In the Reno-Sparks area, colder months can add pressure to already aging systems. Water heater failures are not just inconvenient when temperatures drop. They can affect comfort, sanitation, and normal business operations fast.

How to prepare before the next emergency happens

The best response starts before anything goes wrong. A short amount of preparation makes real emergencies easier to manage. Make sure adults in the home or key staff at a property know where the main water shutoff is. Label shutoffs if needed. Keep the area around your water heater accessible. Save the number of a dependable 24/7 plumbing service before you need it.

It also helps to know the age and type of your water heater.

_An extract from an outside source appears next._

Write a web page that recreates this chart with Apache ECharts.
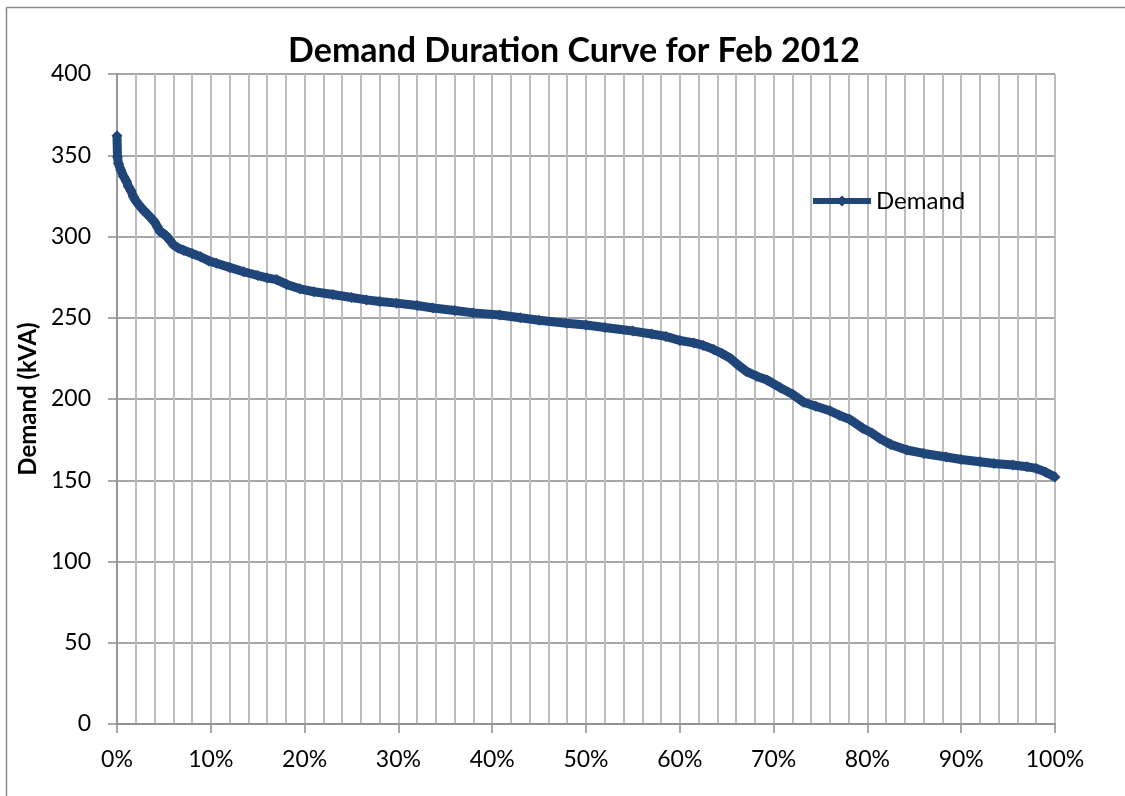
<!DOCTYPE html>
<html>
<head>
<meta charset="utf-8">
<script src="https://cdn.jsdelivr.net/npm/echarts@6/dist/echarts.min.js"></script>
<style>
html,body{margin:0;padding:0;background:#fff;}
#chart{width:1125px;height:796px;}
</style>
</head>
<body>
<div id="chart"></div>
<script>
var titleText = 'Demand Duration Curve for Feb 2012';
var seriesName = 'Demand';
var yAxisTitle = 'Demand (kVA)';
// percentage of time (x, %)
var pct = [0, 0.05, 0.15, 0.4, 0.7, 1.0, 1.2, 1.5, 1.75, 2.0, 2.4, 2.8, 3.2, 3.6, 4.0, 4.3, 4.6, 4.9, 5.3, 5.6,
  6.0, 6.5, 7.1, 8.0, 8.9, 9.8, 10.6, 12, 13.5, 15, 16, 17, 18.1, 19.5, 21, 23, 25, 26.6, 28, 29.8,
  32, 33.7, 36, 38, 40.8, 43, 45, 47.9, 50, 52, 55, 57, 58.5, 60, 61.5, 62.5, 63.6, 64.5, 65.4, 66.2,
  67.1, 68.2, 69.3, 70.7, 72, 73.2, 74.5, 76, 77, 78.1, 79.5, 80.5, 81.3, 82.5, 84.2, 86, 88.4, 90,
  92, 93.5, 95.5, 97, 98, 99, 100];
// demand (kVA)
var demand = [362, 349, 345, 341, 337, 334, 331, 328, 324.5, 322, 319, 316.3, 314, 311.5, 309, 306, 303, 302, 300, 298,
  295, 293, 291.5, 289.5, 287.5, 285, 283.5, 281, 278.3, 276, 274.5, 273.5, 270.5, 267.8, 266, 264.3, 262.5, 261, 260, 259,
  257.5, 256, 254.5, 253, 251.7, 250, 248.5, 246.6, 245.5, 244, 241.8, 240, 238.5, 236, 234.5, 233, 230.5, 228, 225, 221,
  217, 214, 211.7, 207, 203, 198, 195.5, 192.8, 190, 187.5, 182, 179, 175.8, 172, 168.6, 166.5, 164.3, 162.8,
  161.4, 160.3, 159.4, 158.3, 157.3, 155, 152];
var xTicks = [0, 10, 20, 30, 40, 50, 60, 70, 80, 90, 100];
var yTicks = [0, 50, 100, 150, 200, 250, 300, 350, 400];

var points = pct.map(function (p, i) { return [p, demand[i]]; });
var FONT = 'Lato';
var chart = echarts.init(document.getElementById('chart'), null, {renderer: 'canvas'});
chart.setOption({
  backgroundColor: '#ffffff',
  animation: false,
  textStyle: {fontFamily: FONT},
  title: {
    text: titleText,
    left: 569,
    top: 29,
    textAlign: 'center',
    textStyle: {fontFamily: FONT, fontSize: 34, fontWeight: 'bold', color: '#000'}
  },
  graphic: [
    {type: 'line', shape: {x1: 6.5, y1: 7.5, x2: 1125, y2: 7.5}, style: {stroke: '#8a8a8a', lineWidth: 1.5}, silent: true},
    {type: 'line', shape: {x1: 6.5, y1: 7.5, x2: 6.5, y2: 796}, style: {stroke: '#8a8a8a', lineWidth: 1.5}, silent: true}
  ],
  legend: {
    data: [seriesName],
    left: 810,
    top: 189,
    padding: 0,
    itemWidth: 58,
    itemHeight: 14,
    itemGap: 5,
    lineStyle: {width: 6},
    textStyle: {fontFamily: FONT, fontSize: 24, color: '#000'}
  },
  grid: {left: 117, right: 70, top: 74, bottom: 72, containLabel: false},
  xAxis: {
    type: 'value',
    min: xTicks[0],
    max: xTicks[xTicks.length - 1],
    interval: 10,
    axisLine: {show: true, lineStyle: {color: '#8c8c8c', width: 1.5}},
    axisTick: {show: true, length: 9, lineStyle: {color: '#8c8c8c', width: 1.5}},
    axisLabel: {margin: 24, fontFamily: FONT, fontSize: 23, color: '#000', formatter: '{value}%'},
    splitLine: {show: true, lineStyle: {color: '#bdbdbd', width: 2}},
    minorTick: {show: false, splitNumber: 5},
    minorSplitLine: {show: true, lineStyle: {color: '#bdbdbd', width: 2}}
  },
  yAxis: {
    type: 'value',
    min: yTicks[0],
    max: yTicks[yTicks.length - 1],
    interval: 50,
    name: yAxisTitle,
    nameLocation: 'middle',
    nameGap: 77,
    nameTextStyle: {fontFamily: FONT, fontSize: 24, fontWeight: 'bold', color: '#000'},
    axisLine: {show: true, lineStyle: {color: '#8c8c8c', width: 1.5}},
    axisTick: {show: true, length: 9, lineStyle: {color: '#8c8c8c', width: 1.5}},
    axisLabel: {margin: 26, fontFamily: FONT, fontSize: 23, color: '#000'},
    splitLine: {show: true, lineStyle: {color: '#a6a6a6', width: 2}}
  },
  series: [{
    name: seriesName,
    type: 'line',
    data: points,
    symbol: 'diamond',
    symbolSize: 11,
    showSymbol: true,
    lineStyle: {color: '#1f4579', width: 9},
    itemStyle: {color: '#1f4579'}
  }]
});
</script>
</body>
</html>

If the unit is nearing the end of its service life, emergency planning should include the possibility of replacement. Waiting until a total failure happens usually limits your options and increases stress.

For property managers and business owners, response planning should be even more deliberate. Who gets the first call from tenants or staff? Who has authority to approve emergency work? How does the plumber access the building after hours? Those answers matter when time is tight.

A dependable emergency response is not only about speed. It is about making good decisions under pressure, protecting the property, and bringing in the right expertise. That is especially true with water heaters, gas installations, and commercial plumbing systems where safety and continuity matter just as much as the repair itself.

If you ever find yourself standing in front of a leak, a failed water heater, or a plumbing issue that cannot wait, focus on the next right step, not all the steps at once. Shut off what you can safely shut off, give clear information, and get experienced help moving your way.